Added by Acts 2021, 87th Leg., R.S., Ch. 528 (S.B. 6), Sec. 3, eff. June 14, 2021.

Sec. 148.004. LIABILITY OF EDUCATIONAL INSTITUTIONS FOR CERTAIN ACTIONS DURING PANDEMIC EMERGENCY. (a) In this section, "educational institution" means an institution or program that facilitates learning or the acquisition of knowledge, skills, values, beliefs, or habits.

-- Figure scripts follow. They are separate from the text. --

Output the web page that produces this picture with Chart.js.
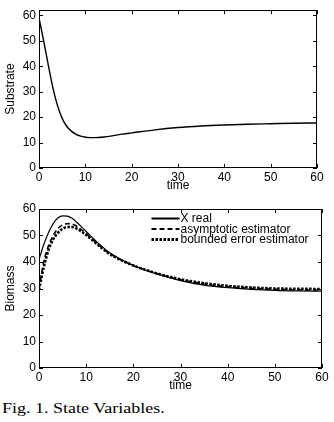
<!DOCTYPE html>
<html>
<head>
<meta charset="utf-8">
<script src="https://cdn.jsdelivr.net/npm/chart.js@4/dist/chart.umd.min.js"></script>
<style>
  body { margin: 0; background: #fff; width: 334px; height: 422px; position: relative; overflow: hidden; }
  .wrap { position: absolute; left: 0; }
  #cap { position: absolute; left: 2px; top: 400px; font: 15px "Liberation Serif", serif; color: #000;
         transform: scaleX(1.2); transform-origin: left top; white-space: nowrap; }
</style>
</head>
<body>
<div class="wrap" style="top:0"><canvas id="top" width="334" height="195"></canvas></div>
<div class="wrap" style="top:195px"><canvas id="bottom" width="334" height="200"></canvas></div>
<div id="cap">Fig. 1. State Variables.</div>
<script>
// substrate
const substrateTime = [0, 1, 2, 3, 4, 5, 6, 7, 8, 9, 10, 11, 12, 14, 16, 18, 20, 25, 30, 35, 40, 45, 50, 55, 60];
const substrate = [59, 50, 40.5, 31.5, 24.5, 19.5, 16.3, 14.5, 13.2, 12.5, 12.1, 11.95, 11.95, 12.2, 12.7, 13.3, 13.8, 15.0, 15.9, 16.5, 16.9, 17.2, 17.4, 17.6, 17.7];

// biomass
const biomassTime = [0, 1, 2, 3, 4, 5, 6, 7, 8, 10, 12, 15, 20, 25, 30, 35, 40, 45, 50, 55, 60];
const xReal = [41, 46.5, 51, 54.5, 56.6, 57.4, 57.3, 56.5, 55, 51.5, 48, 43.5, 38.7, 35.5, 33, 31.3, 30.3, 29.7, 29.3, 29.1, 29.0];
const asymptotic = [30, 40, 46, 50, 52.6, 54, 54.5, 54.3, 53.5, 50.7, 47.5, 43.2, 38.7, 35.6, 33.3, 31.7, 30.7, 30.1, 29.7, 29.5, 29.4];
const bounded = [29.5, 38, 44.5, 48.5, 51, 52.5, 53.2, 53.2, 52.6, 50.2, 47.2, 43, 38.7, 35.7, 33.5, 32, 31, 30.4, 30, 29.9, 29.8];
const seriesNames = ['X real', 'asymptotic estimator', 'bounded error estimator'];

const xTicks = [0, 10, 20, 30, 40, 50, 60];
const yTicks = [0, 10, 20, 30, 40, 50, 60];

const font = { family: '"Liberation Sans", Arial, sans-serif', size: 12 };

const pts = (t, v) => t.map((x, i) => ({ x, y: v[i] }));

// matlab style box with inward ticks
const boxPlugin = {
  id: 'box',
  afterDraw(chart) {
    const { ctx, chartArea: a, scales } = chart;
    ctx.save();
    ctx.strokeStyle = '#000';
    ctx.lineWidth = 1;
    ctx.strokeRect(Math.round(a.left) + 0.5, Math.round(a.top) + 0.5, Math.round(a.width) - 1, Math.round(a.height) - 1);
    ctx.beginPath();
    scales.x.ticks.forEach(t => {
      const px = Math.round(scales.x.getPixelForValue(t.value)) + 0.5;
      ctx.moveTo(px, a.bottom); ctx.lineTo(px, a.bottom - 4);
      ctx.moveTo(px, a.top); ctx.lineTo(px, a.top + 4);
    });
    scales.y.ticks.forEach(t => {
      const py = Math.round(scales.y.getPixelForValue(t.value)) + 0.5;
      ctx.moveTo(a.left, py); ctx.lineTo(a.left + 4, py);
      ctx.moveTo(a.right, py); ctx.lineTo(a.right - 4, py);
    });
    ctx.stroke();
    ctx.restore();
  }
};

const innerLegend = {
  id: 'innerLegend',
  afterDraw(chart, args, opts) {
    if (!opts.show) return;
    const { ctx, chartArea: a } = chart;
    ctx.save();
    ctx.font = font.size + 'px ' + font.family;
    ctx.textBaseline = 'middle';
    ctx.fillStyle = '#000';
    chart.data.datasets.forEach((ds, i) => {
      const y = a.top + 9.5 + i * 10.5;
      const x0 = a.left + 112.5;
      ctx.strokeStyle = ds.borderColor;
      ctx.lineWidth = ds.legendWidth || ds.borderWidth;
      ctx.setLineDash(ds.borderDash || []);
      ctx.beginPath();
      ctx.moveTo(x0, y); ctx.lineTo(x0 + 28, y);
      ctx.stroke();
      ctx.setLineDash([]);
      ctx.fillText(ds.label, x0 + 29, y + 0.5);
    });
    ctx.restore();
  }
};

function axes(yMax, yTitle, yWidth, xHeight) {
  return {
    x: {
      type: 'linear', min: 0, max: 60,
      afterBuildTicks: s => { s.ticks = xTicks.map(v => ({ value: v })); },
      afterFit: s => { s.height = xHeight; },
      grid: { display: false, drawTicks: false },
      border: { display: false },
      ticks: { color: '#000', font, padding: 2, maxRotation: 0 },
      title: { display: true, text: 'time', color: '#000', font, padding: { top: 0, bottom: 2 } }
    },
    y: {
      type: 'linear', min: 0, max: yMax,
      afterBuildTicks: s => { s.ticks = yTicks.map(v => ({ value: v })); },
      afterFit: s => { s.width = yWidth; },
      grid: { display: false, drawTicks: false },
      border: { display: false },
      ticks: { color: '#000', font, padding: 3 },
      title: { display: true, text: yTitle, color: '#000', font, padding: { top: 3, bottom: 0 } }
    }
  };
}

new Chart(document.getElementById('top'), {
  type: 'line',
  data: {
    datasets: [{
      label: 'Substrate',
      data: pts(substrateTime, substrate),
      borderColor: '#000',
      borderWidth: 1.4,
      pointRadius: 0,
      cubicInterpolationMode: 'monotone'
    }]
  },
  options: {
    responsive: false,
    animation: false,
    layout: { padding: { top: 7, right: 17, left: 0, bottom: 0 } },
    scales: axes(62, 'Substrate', 39, 27),
    plugins: { legend: { display: false }, tooltip: { enabled: false } }
  },
  plugins: [boxPlugin]
});

new Chart(document.getElementById('bottom'), {
  type: 'line',
  data: {
    datasets: [
      { label: seriesNames[0], data: pts(biomassTime, xReal), borderColor: '#000', borderWidth: 1.2, legendWidth: 2,
        pointRadius: 0, cubicInterpolationMode: 'monotone' },
      { label: seriesNames[1], data: pts(biomassTime, asymptotic), borderColor: '#000', borderWidth: 1.6, legendWidth: 2,
        borderDash: [5, 3], pointRadius: 0, cubicInterpolationMode: 'monotone' },
      { label: seriesNames[2], data: pts(biomassTime, bounded), borderColor: '#000', borderWidth: 2.6, legendWidth: 3,
        borderDash: [2.5, 1.5], pointRadius: 0, cubicInterpolationMode: 'monotone' }
    ]
  },
  options: {
    responsive: false,
    animation: false,
    layout: { padding: { top: 14, right: 12, left: 0, bottom: 0 } },
    scales: axes(60, 'Biomass', 39, 27),
    plugins: { legend: { display: false }, tooltip: { enabled: false }, innerLegend: { show: true } }
  },
  plugins: [boxPlugin, innerLegend]
});
</script>
</body>
</html>
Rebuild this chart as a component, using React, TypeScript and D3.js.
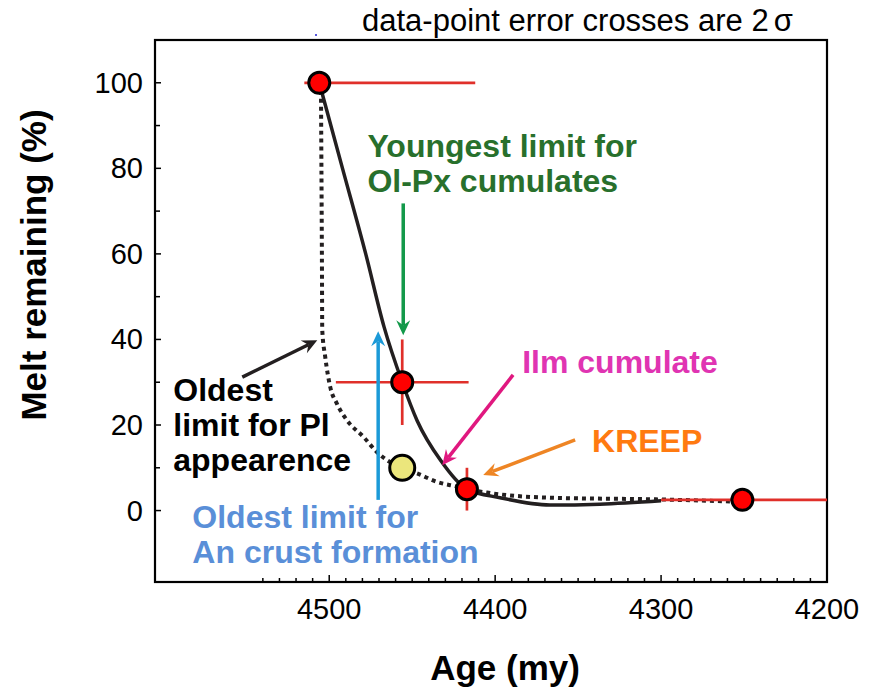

The term includes:

(1) a public or private preschool, child-care facility, primary or secondary school, college, or university;

(2) an institution of higher education, as that term is defined by Section 61.003, Education Code; and

(3) a private or independent institution of higher education, as that term is defined by Section 61.003, Education Code.

(b) An educational institution is not liable for damages or equitable monetary relief arising from a cancellation or modification of a course, program, or activity of the institution if the cancellation or modification arose during a pandemic emergency and was caused, in whole or in part, by the emergency.

Added by Acts 2021, 87th Leg., R.S., Ch. 528 (S.B. 6), Sec. 3, eff. June 14, 2021.

Sec. 148.005. NO CIVIL CAUSE OF ACTION. This chapter does not create a civil cause of action.

Added by Acts 2021, 87th Leg., R.S., Ch. 528 (S.B. 6), Sec. 3, eff. June 14, 2021.